→ **Written exercise**:
Reproduce every record exactly as it appears, but not the pictures.

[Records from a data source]
——————

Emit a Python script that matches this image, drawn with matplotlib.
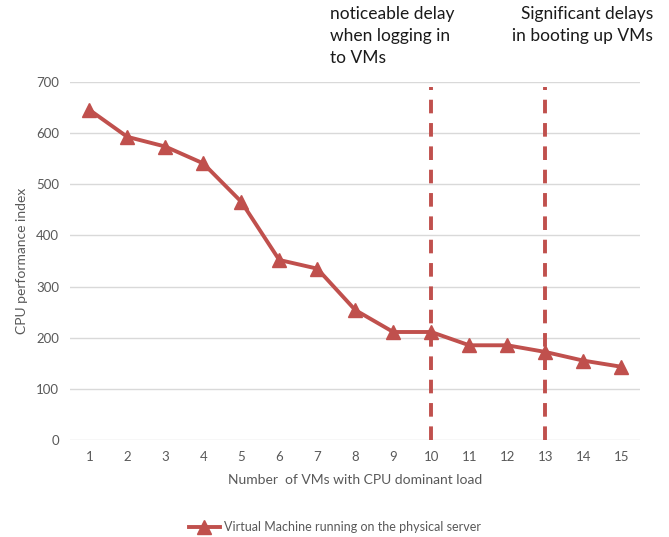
import numpy as np
import matplotlib.pyplot as plt

plt.rcParams["font.family"] = ["Lato", "DejaVu Sans"]

# data
vms = list(range(1, 16))
cpu_index = [646, 593, 574, 541, 466, 352, 335, 254, 211, 211, 185, 185, 172, 155, 143]
delay_marks = [10, 13]
delay_notes = ["noticeable delay\nwhen logging in\nto VMs",
               "Significant delays\nin booting up VMs"]

red = "#C0504D"
grey = "#595959"

fig = plt.figure(figsize=(6.69, 5.37), dpi=100)
ax = fig.add_axes([0.105, 0.181, 0.852, 0.666])

ax.plot(vms, cpu_index, color=red, lw=2.8, marker="^", ms=10,
        label="Virtual Machine running on the physical server", zorder=3)

for xm in delay_marks:
    ax.plot([xm, xm], [0, 690], color=red, lw=2.8, ls=(0, (3.5, 2.5)), zorder=2)

ax.set_xlim(0.5, 15.5)
ax.set_ylim(0, 700)
ax.set_xticks(vms)
ax.set_yticks(np.arange(0, 701, 100))
ax.yaxis.grid(True, color="#D9D9D9", lw=1)
ax.set_axisbelow(True)
for s in ax.spines.values():
    s.set_visible(False)
ax.tick_params(length=0, colors=grey, labelsize=9.5, pad=8)

ax.set_xlabel("Number  of VMs with CPU dominant load", color=grey, fontsize=10, labelpad=8)
ax.set_ylabel("CPU performance index", color=grey, fontsize=10, labelpad=6)

fig.text(330 / 669, 1 - 6 / 537, delay_notes[0], fontsize=12.5, va="top", ha="left",
         linespacing=1.45, color="#1a1a1a")
fig.text(653 / 669, 1 - 6 / 537, delay_notes[1], fontsize=12.5, va="top", ha="right",
         linespacing=1.45, color="#1a1a1a")

fig.legend(loc="center", bbox_to_anchor=(0.5, 1 - 527 / 537), frameon=False,
           fontsize=9, labelcolor=grey, handlelength=2.5, handletextpad=0.3)

fig.savefig("out.png", dpi=100, facecolor="white")
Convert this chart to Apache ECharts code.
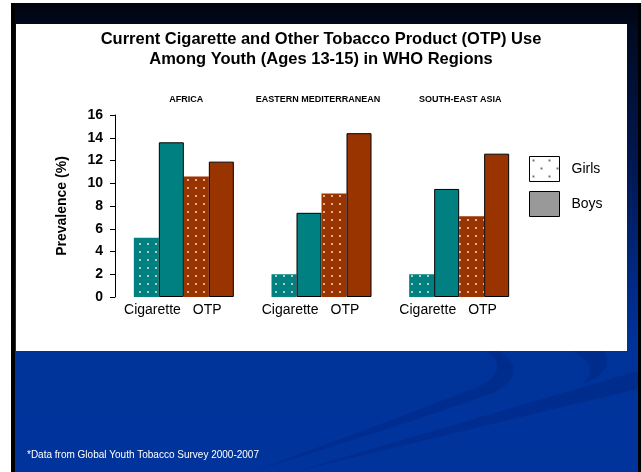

——————

→ **Task result**:
Emit a Python script that matches this image, drawn with matplotlib.
import numpy as np
import matplotlib.pyplot as plt

plt.rcParams["font.family"] = ["Lato", "DejaVu Sans"]

# data
vms = list(range(1, 16))
cpu_index = [646, 593, 574, 541, 466, 352, 335, 254, 211, 211, 185, 185, 172, 155, 143]
delay_marks = [10, 13]
delay_notes = ["noticeable delay\nwhen logging in\nto VMs",
               "Significant delays\nin booting up VMs"]

red = "#C0504D"
grey = "#595959"

fig = plt.figure(figsize=(6.69, 5.37), dpi=100)
ax = fig.add_axes([0.105, 0.181, 0.852, 0.666])

ax.plot(vms, cpu_index, color=red, lw=2.8, marker="^", ms=10,
        label="Virtual Machine running on the physical server", zorder=3)

for xm in delay_marks:
    ax.plot([xm, xm], [0, 690], color=red, lw=2.8, ls=(0, (3.5, 2.5)), zorder=2)

ax.set_xlim(0.5, 15.5)
ax.set_ylim(0, 700)
ax.set_xticks(vms)
ax.set_yticks(np.arange(0, 701, 100))
ax.yaxis.grid(True, color="#D9D9D9", lw=1)
ax.set_axisbelow(True)
for s in ax.spines.values():
    s.set_visible(False)
ax.tick_params(length=0, colors=grey, labelsize=9.5, pad=8)

ax.set_xlabel("Number  of VMs with CPU dominant load", color=grey, fontsize=10, labelpad=8)
ax.set_ylabel("CPU performance index", color=grey, fontsize=10, labelpad=6)

fig.text(330 / 669, 1 - 6 / 537, delay_notes[0], fontsize=12.5, va="top", ha="left",
         linespacing=1.45, color="#1a1a1a")
fig.text(653 / 669, 1 - 6 / 537, delay_notes[1], fontsize=12.5, va="top", ha="right",
         linespacing=1.45, color="#1a1a1a")

fig.legend(loc="center", bbox_to_anchor=(0.5, 1 - 527 / 537), frameon=False,
           fontsize=9, labelcolor=grey, handlelength=2.5, handletextpad=0.3)

fig.savefig("out.png", dpi=100, facecolor="white")
Convert this chart to Apache ECharts code.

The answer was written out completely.